DIRECTIONS —
Gather all lines from the material that contain "this".

INPUT DATA —
# # #

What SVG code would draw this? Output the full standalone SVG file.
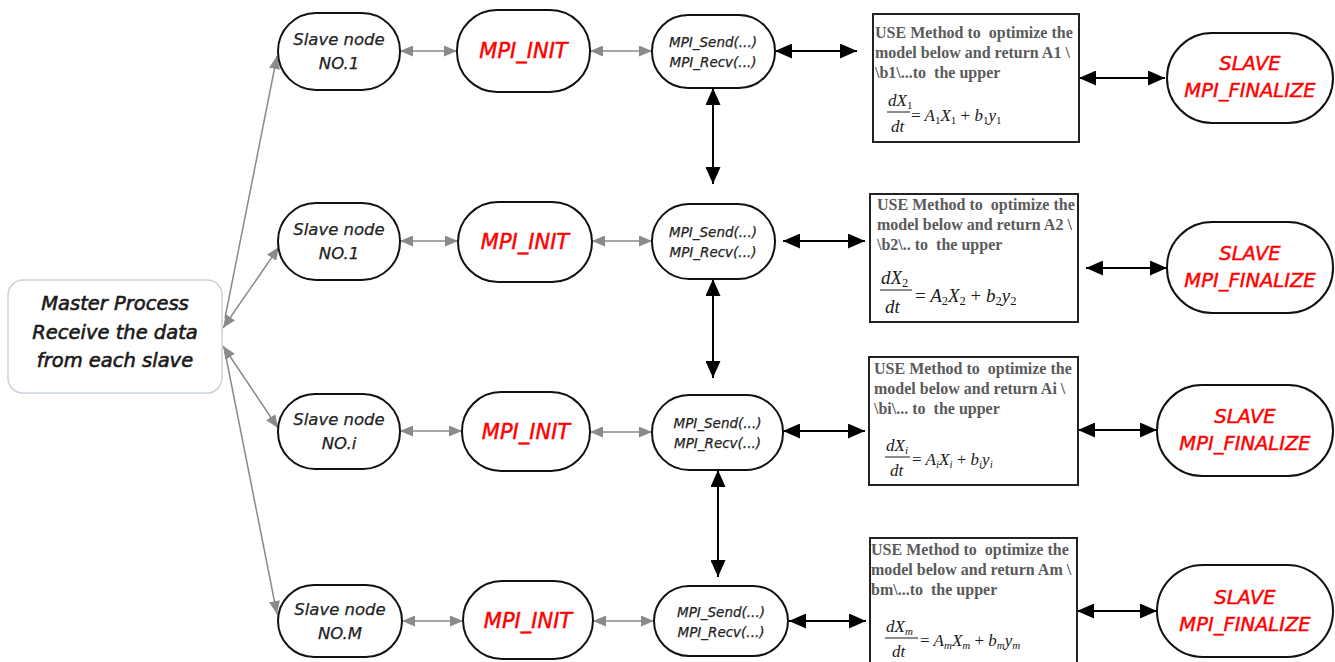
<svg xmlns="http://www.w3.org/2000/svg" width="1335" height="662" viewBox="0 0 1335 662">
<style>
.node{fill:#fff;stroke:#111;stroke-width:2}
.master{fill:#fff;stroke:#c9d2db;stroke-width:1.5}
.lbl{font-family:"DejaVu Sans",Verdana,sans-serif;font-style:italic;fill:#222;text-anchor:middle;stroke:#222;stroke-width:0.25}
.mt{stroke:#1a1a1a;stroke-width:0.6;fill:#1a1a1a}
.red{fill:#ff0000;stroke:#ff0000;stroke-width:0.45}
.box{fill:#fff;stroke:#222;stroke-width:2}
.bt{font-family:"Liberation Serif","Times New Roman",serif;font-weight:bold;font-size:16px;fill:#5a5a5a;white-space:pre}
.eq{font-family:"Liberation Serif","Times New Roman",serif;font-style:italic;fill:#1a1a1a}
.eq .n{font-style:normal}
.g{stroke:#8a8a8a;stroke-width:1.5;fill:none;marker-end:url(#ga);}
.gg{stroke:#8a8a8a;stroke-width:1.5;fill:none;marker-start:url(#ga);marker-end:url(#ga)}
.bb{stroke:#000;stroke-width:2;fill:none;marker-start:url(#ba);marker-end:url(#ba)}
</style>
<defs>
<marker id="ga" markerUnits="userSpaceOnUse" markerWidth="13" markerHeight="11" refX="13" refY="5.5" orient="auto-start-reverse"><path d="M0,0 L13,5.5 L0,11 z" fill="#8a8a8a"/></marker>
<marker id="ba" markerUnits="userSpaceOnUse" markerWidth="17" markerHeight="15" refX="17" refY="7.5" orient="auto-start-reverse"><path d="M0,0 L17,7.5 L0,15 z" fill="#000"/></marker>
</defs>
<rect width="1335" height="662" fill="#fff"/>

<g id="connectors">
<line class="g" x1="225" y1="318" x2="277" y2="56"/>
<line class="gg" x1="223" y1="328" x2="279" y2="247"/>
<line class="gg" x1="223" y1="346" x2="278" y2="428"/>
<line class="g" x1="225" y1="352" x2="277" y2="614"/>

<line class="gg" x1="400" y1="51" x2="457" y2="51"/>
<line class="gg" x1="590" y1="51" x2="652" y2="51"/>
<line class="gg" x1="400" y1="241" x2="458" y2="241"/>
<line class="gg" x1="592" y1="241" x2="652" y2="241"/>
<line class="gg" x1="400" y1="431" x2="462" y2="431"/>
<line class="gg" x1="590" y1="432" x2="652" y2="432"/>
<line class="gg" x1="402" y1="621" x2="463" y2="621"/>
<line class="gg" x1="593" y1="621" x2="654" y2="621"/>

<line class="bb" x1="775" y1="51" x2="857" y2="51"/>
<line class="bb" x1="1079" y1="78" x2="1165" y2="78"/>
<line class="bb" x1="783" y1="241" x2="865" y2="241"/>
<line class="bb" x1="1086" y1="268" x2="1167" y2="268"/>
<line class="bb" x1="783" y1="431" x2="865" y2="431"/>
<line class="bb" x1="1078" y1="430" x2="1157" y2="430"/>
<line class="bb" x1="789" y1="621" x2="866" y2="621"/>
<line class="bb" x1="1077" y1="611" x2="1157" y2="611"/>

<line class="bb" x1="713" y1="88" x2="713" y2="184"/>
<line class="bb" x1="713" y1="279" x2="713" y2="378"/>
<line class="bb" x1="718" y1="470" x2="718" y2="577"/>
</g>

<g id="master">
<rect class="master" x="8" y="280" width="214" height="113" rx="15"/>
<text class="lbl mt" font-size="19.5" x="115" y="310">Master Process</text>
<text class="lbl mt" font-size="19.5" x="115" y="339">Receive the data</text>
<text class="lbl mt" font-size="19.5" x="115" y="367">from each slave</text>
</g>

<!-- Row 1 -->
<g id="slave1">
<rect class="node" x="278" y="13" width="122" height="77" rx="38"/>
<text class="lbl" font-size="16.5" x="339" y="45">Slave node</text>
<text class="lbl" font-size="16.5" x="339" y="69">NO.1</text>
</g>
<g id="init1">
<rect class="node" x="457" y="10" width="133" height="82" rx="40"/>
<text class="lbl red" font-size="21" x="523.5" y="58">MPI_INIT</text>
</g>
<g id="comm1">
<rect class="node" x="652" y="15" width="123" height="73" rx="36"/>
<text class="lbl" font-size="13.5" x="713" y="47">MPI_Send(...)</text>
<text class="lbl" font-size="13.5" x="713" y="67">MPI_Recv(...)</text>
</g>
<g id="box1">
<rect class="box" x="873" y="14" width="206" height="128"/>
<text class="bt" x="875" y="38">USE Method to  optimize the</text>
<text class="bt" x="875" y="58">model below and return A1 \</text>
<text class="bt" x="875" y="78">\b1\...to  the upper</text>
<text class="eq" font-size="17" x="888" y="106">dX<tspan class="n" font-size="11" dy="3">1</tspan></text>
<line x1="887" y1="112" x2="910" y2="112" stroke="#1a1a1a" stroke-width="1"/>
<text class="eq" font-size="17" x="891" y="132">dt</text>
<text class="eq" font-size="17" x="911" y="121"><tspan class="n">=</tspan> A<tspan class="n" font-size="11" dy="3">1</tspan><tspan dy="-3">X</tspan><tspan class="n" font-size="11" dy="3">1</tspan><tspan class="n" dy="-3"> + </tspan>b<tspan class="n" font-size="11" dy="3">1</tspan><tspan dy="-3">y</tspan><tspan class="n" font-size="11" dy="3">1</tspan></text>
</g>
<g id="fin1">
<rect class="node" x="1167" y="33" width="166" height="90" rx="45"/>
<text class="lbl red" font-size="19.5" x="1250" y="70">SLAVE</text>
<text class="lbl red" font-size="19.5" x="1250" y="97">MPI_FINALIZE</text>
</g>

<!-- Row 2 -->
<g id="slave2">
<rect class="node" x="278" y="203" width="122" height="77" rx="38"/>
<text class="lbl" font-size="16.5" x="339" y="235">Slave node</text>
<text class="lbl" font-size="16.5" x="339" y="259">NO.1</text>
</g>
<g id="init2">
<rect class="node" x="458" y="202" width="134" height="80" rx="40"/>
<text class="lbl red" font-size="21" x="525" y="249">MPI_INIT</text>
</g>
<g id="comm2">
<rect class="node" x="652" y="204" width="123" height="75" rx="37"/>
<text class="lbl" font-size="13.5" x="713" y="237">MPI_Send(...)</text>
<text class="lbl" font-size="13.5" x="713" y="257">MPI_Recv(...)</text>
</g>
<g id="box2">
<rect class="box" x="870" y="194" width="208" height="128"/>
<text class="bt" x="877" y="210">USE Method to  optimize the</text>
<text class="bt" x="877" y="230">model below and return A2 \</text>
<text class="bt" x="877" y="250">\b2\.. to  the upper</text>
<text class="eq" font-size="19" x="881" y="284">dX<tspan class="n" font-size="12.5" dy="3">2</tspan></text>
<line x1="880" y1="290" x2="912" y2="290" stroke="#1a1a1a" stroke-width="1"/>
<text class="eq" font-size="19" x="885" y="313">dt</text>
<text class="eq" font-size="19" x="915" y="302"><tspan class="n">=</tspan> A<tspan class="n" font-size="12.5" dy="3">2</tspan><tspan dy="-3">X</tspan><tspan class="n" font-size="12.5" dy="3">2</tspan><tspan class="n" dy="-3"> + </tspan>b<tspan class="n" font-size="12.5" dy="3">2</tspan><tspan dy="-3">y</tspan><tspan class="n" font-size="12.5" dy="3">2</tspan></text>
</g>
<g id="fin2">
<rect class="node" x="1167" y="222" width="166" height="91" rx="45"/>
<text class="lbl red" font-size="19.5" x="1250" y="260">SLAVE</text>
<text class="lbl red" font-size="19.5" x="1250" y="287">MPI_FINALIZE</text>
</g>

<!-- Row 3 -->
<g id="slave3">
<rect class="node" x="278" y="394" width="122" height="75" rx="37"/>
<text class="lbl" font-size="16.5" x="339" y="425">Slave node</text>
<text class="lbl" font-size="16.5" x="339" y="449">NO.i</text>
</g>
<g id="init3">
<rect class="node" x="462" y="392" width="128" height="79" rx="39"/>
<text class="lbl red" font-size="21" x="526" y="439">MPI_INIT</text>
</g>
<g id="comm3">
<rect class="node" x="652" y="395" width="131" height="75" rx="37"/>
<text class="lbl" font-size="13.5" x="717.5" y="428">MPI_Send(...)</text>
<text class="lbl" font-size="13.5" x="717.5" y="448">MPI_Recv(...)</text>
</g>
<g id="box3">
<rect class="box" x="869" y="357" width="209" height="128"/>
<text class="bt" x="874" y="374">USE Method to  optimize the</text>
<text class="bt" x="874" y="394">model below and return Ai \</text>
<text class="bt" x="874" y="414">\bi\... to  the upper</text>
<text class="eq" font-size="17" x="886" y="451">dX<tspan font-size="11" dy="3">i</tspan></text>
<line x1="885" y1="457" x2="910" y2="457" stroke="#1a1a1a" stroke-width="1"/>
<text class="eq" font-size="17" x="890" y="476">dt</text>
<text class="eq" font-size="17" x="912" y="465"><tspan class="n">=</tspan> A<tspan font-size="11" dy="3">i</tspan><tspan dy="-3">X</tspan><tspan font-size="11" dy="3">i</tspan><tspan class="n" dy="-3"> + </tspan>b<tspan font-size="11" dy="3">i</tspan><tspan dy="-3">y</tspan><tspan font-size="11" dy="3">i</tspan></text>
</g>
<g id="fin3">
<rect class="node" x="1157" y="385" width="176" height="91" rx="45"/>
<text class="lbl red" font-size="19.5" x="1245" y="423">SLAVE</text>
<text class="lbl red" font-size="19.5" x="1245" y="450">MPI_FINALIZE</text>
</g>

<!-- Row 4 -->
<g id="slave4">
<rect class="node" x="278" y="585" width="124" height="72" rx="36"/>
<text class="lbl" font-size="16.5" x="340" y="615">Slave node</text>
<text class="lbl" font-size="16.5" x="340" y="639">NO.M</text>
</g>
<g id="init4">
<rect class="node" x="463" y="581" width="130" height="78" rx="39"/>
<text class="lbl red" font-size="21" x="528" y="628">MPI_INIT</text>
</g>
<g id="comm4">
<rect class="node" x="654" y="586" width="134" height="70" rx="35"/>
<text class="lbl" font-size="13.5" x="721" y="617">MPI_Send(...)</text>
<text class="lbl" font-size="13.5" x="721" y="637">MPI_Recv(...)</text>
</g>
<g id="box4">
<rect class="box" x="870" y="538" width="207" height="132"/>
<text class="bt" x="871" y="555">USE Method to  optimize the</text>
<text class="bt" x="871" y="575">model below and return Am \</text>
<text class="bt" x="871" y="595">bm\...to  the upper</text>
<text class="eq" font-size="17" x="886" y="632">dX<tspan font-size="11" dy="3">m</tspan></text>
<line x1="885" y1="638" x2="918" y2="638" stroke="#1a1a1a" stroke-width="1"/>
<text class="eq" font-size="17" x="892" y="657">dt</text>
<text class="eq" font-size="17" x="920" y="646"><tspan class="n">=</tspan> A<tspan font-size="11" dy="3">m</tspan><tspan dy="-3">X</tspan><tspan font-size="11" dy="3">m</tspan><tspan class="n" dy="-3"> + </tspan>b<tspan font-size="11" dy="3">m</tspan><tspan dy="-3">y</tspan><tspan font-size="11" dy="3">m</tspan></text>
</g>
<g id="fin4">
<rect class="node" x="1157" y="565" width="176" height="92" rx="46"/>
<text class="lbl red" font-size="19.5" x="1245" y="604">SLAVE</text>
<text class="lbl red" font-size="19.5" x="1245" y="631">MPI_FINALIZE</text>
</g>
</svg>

# # #

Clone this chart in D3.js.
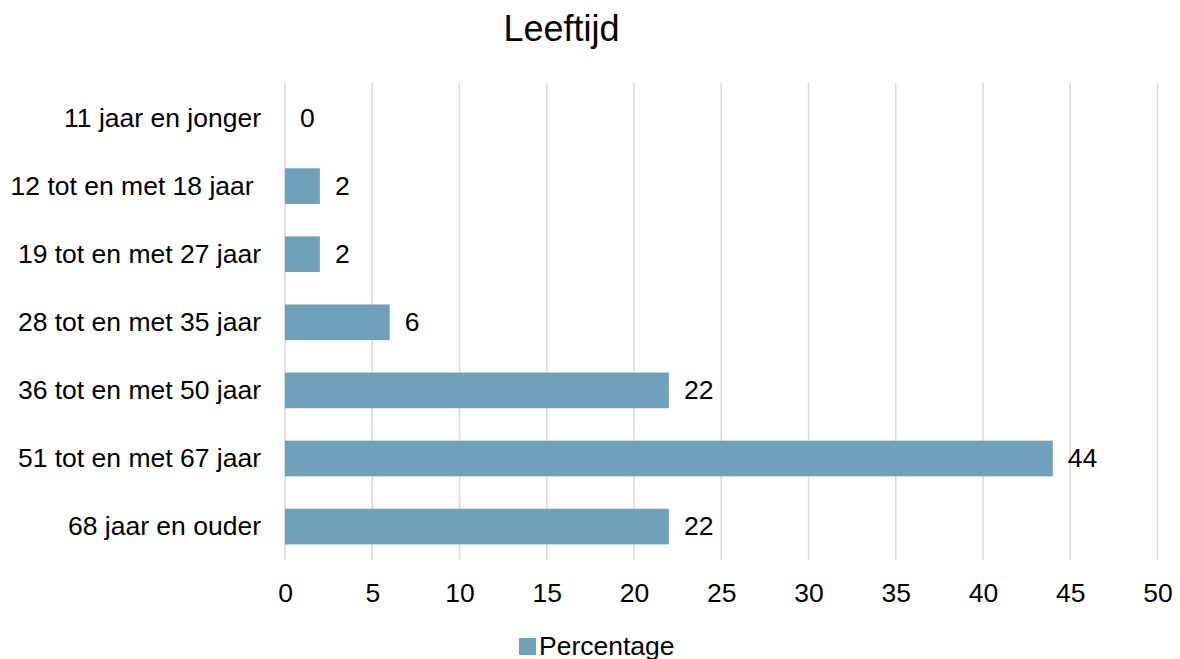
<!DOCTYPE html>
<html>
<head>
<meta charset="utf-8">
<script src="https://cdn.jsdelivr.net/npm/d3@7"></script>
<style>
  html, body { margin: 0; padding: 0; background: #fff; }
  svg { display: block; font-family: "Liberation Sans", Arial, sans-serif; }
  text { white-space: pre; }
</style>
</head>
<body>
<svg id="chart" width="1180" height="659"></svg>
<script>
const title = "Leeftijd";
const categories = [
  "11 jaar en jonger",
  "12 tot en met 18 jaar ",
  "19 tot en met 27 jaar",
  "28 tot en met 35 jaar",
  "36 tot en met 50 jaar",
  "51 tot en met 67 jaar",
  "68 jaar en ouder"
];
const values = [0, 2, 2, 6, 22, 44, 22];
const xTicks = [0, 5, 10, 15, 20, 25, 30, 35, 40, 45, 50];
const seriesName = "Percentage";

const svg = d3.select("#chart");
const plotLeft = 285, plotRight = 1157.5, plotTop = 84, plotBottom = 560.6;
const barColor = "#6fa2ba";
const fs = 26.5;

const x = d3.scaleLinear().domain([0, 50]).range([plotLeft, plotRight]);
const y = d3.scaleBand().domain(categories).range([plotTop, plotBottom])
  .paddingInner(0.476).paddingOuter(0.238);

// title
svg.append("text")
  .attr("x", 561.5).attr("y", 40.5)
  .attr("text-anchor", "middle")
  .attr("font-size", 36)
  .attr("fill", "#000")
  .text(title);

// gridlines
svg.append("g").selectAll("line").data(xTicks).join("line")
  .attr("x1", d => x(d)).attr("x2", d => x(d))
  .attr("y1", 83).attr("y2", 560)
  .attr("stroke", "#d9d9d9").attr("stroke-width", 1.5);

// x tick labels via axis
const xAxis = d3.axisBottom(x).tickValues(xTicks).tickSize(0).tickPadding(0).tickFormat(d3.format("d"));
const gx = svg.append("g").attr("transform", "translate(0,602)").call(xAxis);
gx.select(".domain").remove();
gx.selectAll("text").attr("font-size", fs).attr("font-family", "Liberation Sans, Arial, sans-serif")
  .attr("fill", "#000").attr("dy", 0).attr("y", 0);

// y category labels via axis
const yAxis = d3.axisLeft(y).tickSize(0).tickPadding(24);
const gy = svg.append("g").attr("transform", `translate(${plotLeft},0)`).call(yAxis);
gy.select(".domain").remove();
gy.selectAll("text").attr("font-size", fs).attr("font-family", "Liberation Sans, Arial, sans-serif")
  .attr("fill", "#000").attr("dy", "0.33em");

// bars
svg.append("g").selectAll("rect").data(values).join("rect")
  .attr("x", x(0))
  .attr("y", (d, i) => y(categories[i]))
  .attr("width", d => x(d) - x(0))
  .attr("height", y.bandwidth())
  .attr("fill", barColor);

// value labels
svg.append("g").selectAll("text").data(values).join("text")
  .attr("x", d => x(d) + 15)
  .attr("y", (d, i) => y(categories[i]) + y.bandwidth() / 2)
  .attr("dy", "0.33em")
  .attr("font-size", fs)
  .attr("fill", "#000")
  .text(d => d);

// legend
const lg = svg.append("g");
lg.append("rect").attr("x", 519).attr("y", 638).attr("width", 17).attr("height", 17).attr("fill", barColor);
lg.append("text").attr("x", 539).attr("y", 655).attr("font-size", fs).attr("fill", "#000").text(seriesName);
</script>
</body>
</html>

# # #

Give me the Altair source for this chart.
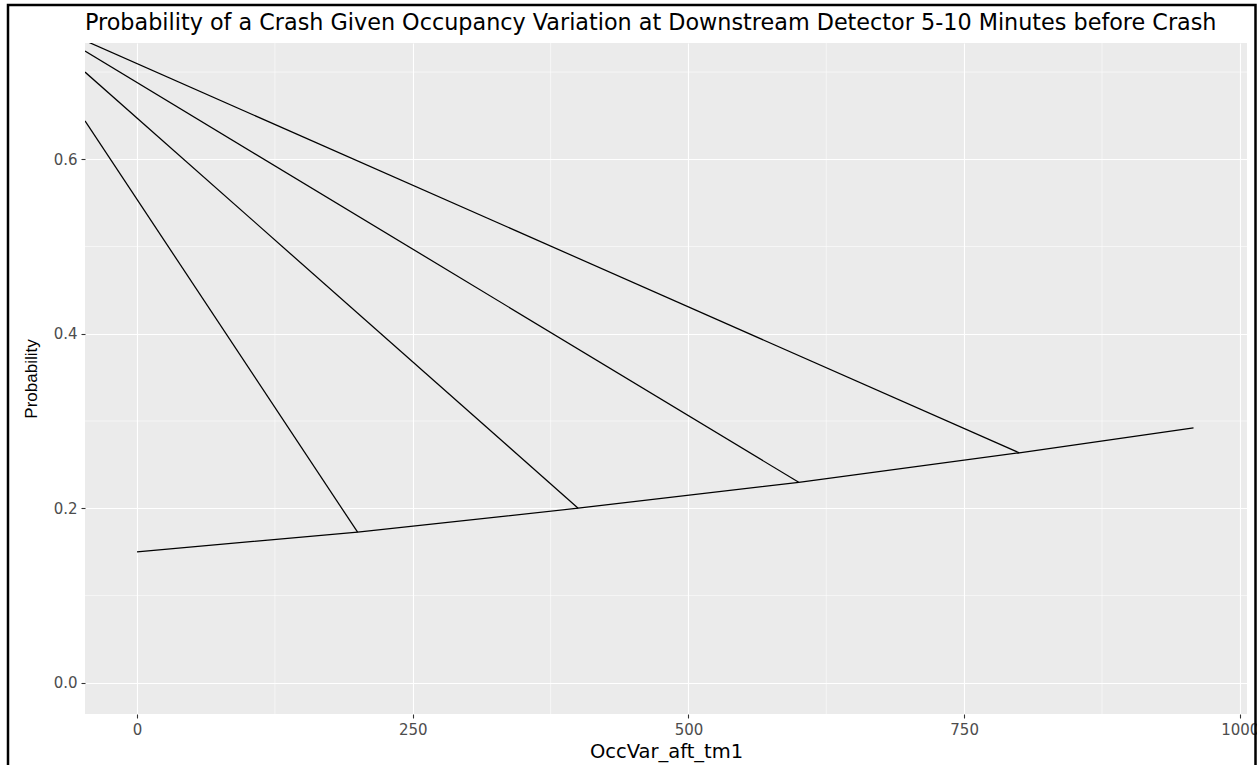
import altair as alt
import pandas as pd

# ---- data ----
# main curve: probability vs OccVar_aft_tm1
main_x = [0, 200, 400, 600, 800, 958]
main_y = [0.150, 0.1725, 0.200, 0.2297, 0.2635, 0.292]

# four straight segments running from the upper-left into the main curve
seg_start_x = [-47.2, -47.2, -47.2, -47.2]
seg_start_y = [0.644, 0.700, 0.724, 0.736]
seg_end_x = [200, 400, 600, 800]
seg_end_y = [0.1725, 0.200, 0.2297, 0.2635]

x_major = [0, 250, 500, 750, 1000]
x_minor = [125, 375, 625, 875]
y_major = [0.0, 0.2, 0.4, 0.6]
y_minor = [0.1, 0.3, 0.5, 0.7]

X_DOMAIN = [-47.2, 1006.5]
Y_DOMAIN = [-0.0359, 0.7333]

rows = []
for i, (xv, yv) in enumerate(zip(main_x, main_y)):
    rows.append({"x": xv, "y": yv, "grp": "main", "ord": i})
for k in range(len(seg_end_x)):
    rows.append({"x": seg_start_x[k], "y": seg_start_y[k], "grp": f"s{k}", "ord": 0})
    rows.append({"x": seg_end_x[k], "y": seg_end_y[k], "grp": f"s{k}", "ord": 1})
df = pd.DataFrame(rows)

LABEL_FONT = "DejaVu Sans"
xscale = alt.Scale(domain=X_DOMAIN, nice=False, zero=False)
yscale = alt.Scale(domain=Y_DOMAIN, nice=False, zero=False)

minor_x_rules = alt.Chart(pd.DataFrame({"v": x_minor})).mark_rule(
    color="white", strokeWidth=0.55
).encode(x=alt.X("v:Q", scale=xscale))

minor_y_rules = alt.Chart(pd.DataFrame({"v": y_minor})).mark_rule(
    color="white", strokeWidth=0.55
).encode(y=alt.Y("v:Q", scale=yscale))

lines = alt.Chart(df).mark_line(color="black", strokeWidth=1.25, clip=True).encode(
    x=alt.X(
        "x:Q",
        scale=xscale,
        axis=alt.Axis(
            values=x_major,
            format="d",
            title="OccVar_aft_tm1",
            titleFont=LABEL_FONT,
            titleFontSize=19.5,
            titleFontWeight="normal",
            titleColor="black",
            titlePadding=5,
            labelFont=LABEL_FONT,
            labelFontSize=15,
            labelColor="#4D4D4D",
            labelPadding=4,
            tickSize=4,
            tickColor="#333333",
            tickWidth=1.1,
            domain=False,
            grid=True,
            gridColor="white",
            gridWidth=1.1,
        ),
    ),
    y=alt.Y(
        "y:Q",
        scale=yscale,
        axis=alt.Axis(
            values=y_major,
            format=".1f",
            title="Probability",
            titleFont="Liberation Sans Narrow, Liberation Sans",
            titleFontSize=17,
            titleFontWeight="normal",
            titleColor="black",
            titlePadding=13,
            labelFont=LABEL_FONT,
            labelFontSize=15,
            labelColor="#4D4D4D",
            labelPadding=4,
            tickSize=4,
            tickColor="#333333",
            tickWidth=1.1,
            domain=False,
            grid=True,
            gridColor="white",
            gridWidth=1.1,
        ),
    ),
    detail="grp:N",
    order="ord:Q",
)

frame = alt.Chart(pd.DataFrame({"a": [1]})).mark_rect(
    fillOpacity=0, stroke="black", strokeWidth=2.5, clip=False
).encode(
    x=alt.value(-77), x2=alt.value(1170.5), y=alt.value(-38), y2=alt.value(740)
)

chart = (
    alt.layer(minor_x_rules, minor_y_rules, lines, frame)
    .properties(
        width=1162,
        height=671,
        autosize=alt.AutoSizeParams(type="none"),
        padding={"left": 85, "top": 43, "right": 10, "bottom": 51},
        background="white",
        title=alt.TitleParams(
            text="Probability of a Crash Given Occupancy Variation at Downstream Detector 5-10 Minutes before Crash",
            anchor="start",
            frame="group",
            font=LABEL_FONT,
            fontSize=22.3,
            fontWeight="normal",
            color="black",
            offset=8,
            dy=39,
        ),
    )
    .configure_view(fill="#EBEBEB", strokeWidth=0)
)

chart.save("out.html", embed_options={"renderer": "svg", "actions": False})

# # #

EXERCISE RESULT —
What SVG code would draw this? Output the full standalone SVG file.
Clone this chart in D3.js.
Give me the Altair source for this chart.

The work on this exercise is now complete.